The Voting Rights Act of 1965 is a landmark piece of federal legislation in the United States that prohibits racial discrimination in voting.It was signed into law by President Lyndon B. Johnson during the height of the American Civil Rights Movement on August 6, 1965, and Congress later amended the Act five times to expand its protections. Designed to enforce the voting rights guaranteed by the Fourteenth and Fifteenth Amendments to the United States Constitution, the Act resulted in the mass enfranchisement of racial minorities throughout the country, especially in the South.
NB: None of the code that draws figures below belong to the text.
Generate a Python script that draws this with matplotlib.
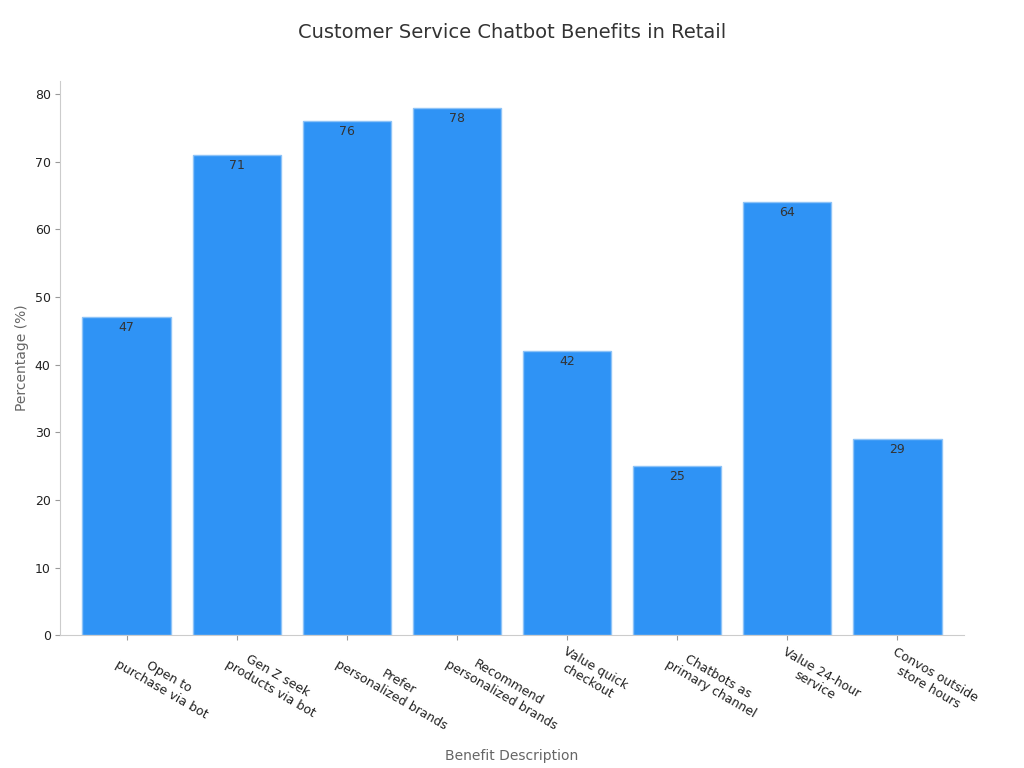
import matplotlib
matplotlib.use('Agg')
import matplotlib.pyplot as plt

categories = ["Open to\npurchase via bot", "Gen Z seek\nproducts via bot", "Prefer\npersonalized brands",
              "Recommend\npersonalized brands", "Value quick\ncheckout", "Chatbots as\nprimary channel",
              "Value 24-hour\nservice", "Convos outside\nstore hours"]
values = [47, 71, 76, 78, 42, 25, 64, 29]

fig = plt.figure(figsize=(10.24, 7.68), dpi=100)
ax = fig.add_axes([0.059, 0.173, 0.882, 0.722])

bars = ax.bar(range(len(values)), values, width=0.8, color='#2F93F5', edgecolor='#8EC3F7', linewidth=1)
for b, v in zip(bars, values):
    ax.text(b.get_x() + b.get_width() / 2, v - 0.6, str(v), ha='center', va='top', fontsize=9, color='#333333')

ax.set_xlim(-0.6, 7.6)
ax.set_ylim(0, 82)
ax.set_yticks(range(0, 81, 10))
ax.set_xticks(range(len(values)))
ax.set_xticklabels(categories, rotation=-30, ha='left', rotation_mode='anchor', fontsize=9, color='#222222', multialignment='center')
ax.tick_params(axis='y', labelsize=9, colors='#222222')
ax.tick_params(axis='both', color='#999999')
for s in ['top', 'right']:
    ax.spines[s].set_visible(False)
for s in ['left', 'bottom']:
    ax.spines[s].set_color('#cccccc')

ax.set_ylabel('Percentage (%)', fontsize=10, color='#666666')
ax.set_xlabel('Benefit Description', fontsize=10, color='#666666', labelpad=12)
fig.suptitle('Customer Service Chatbot Benefits in Retail', fontsize=14, color='#333333', y=0.97)

fig.savefig('out.png', dpi=100)
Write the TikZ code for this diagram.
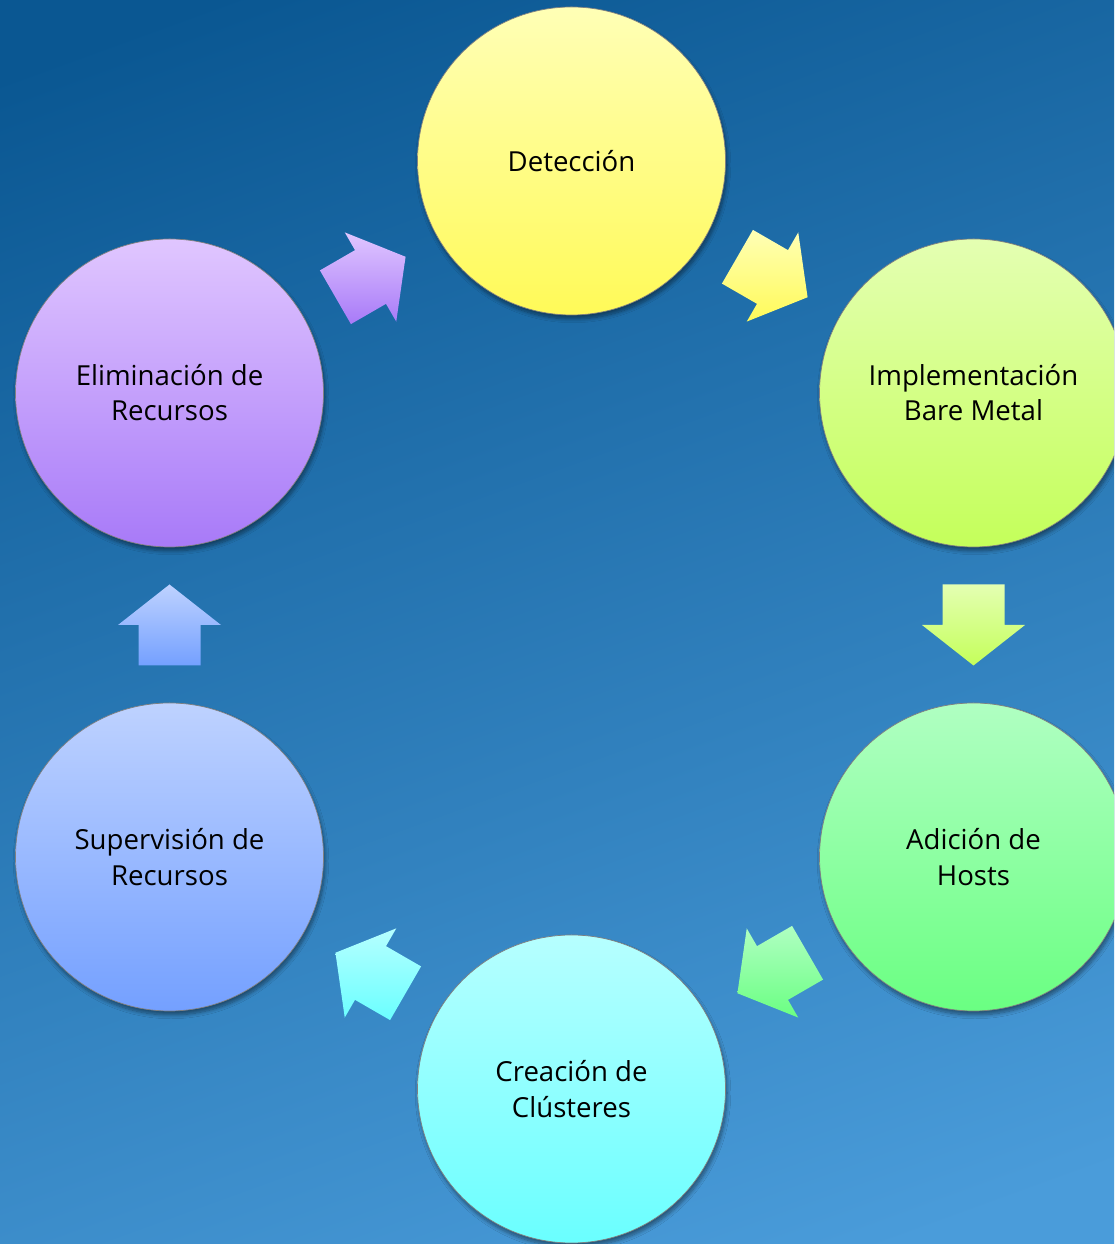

According to the U.S. Department of Justice, the Act is considered to be the most effective piece of civil rights legislation ever enacted in the country.

 

Download the complete Minnesota History of the Voting Rights Act.

 

The path to the voting rights act of 1965:

  • March 7 – March 25, 1965: Voting rights marches in Selma, Alabama
  • March 15, 1965: President Johnson addresses Congress and calls for voting rights legislation
  • March 17, 1965: Introduced in the Senate as S. 1564
  • May 26, 1965: Passed the United States Senate (77-19)
  • July 9, 1965: Passed the United States House of Representatives with amendment (333-85)
  • July 29, 1965: Reported by the joint conference committee
  • August 3, 1965: Agreed to by the United States House of Representatives (328-74)
  • August 4, 1965: Agreed to by the United States Senate (79-18)
  • August 6, 1965: Signed into law by United States President Lyndon B. Johnson

 

On March 9, 1965, two days after Bloody Sunday in Selma, Alabama, Congressman Joseph E. Karth, who represented Minnesota’s 4th District, wrote a letter to the U.S. Attorney General urging him “to launch immediately a full investigation.”

 

Text of the letter from Joseph E. Karth (above right):

The Honorable Nicholas deB. Katzenbach
The Attorney General
Department of Justice
Washington, D.C.


Dear Sir:
In view of the instances of shameful police brutality and violations of civil liberties in Indianola, Mississippi and Selma, Alabama, I strongly urge you to launch immediately a full investigation and to draft a plan of action to protect innocent people from heinous storm-trooper tactics.

Certainly the Federal Government has a solemn obligation to protect citizens in their peaceful struggles to win civil rights for the Negroes of Mississippi and Alabama.

I look forward to your taking forceful leadership in the effort to bring to justice those responsible for the gross violation of the privileges and immunities of citizens of the United States and of other guarantees.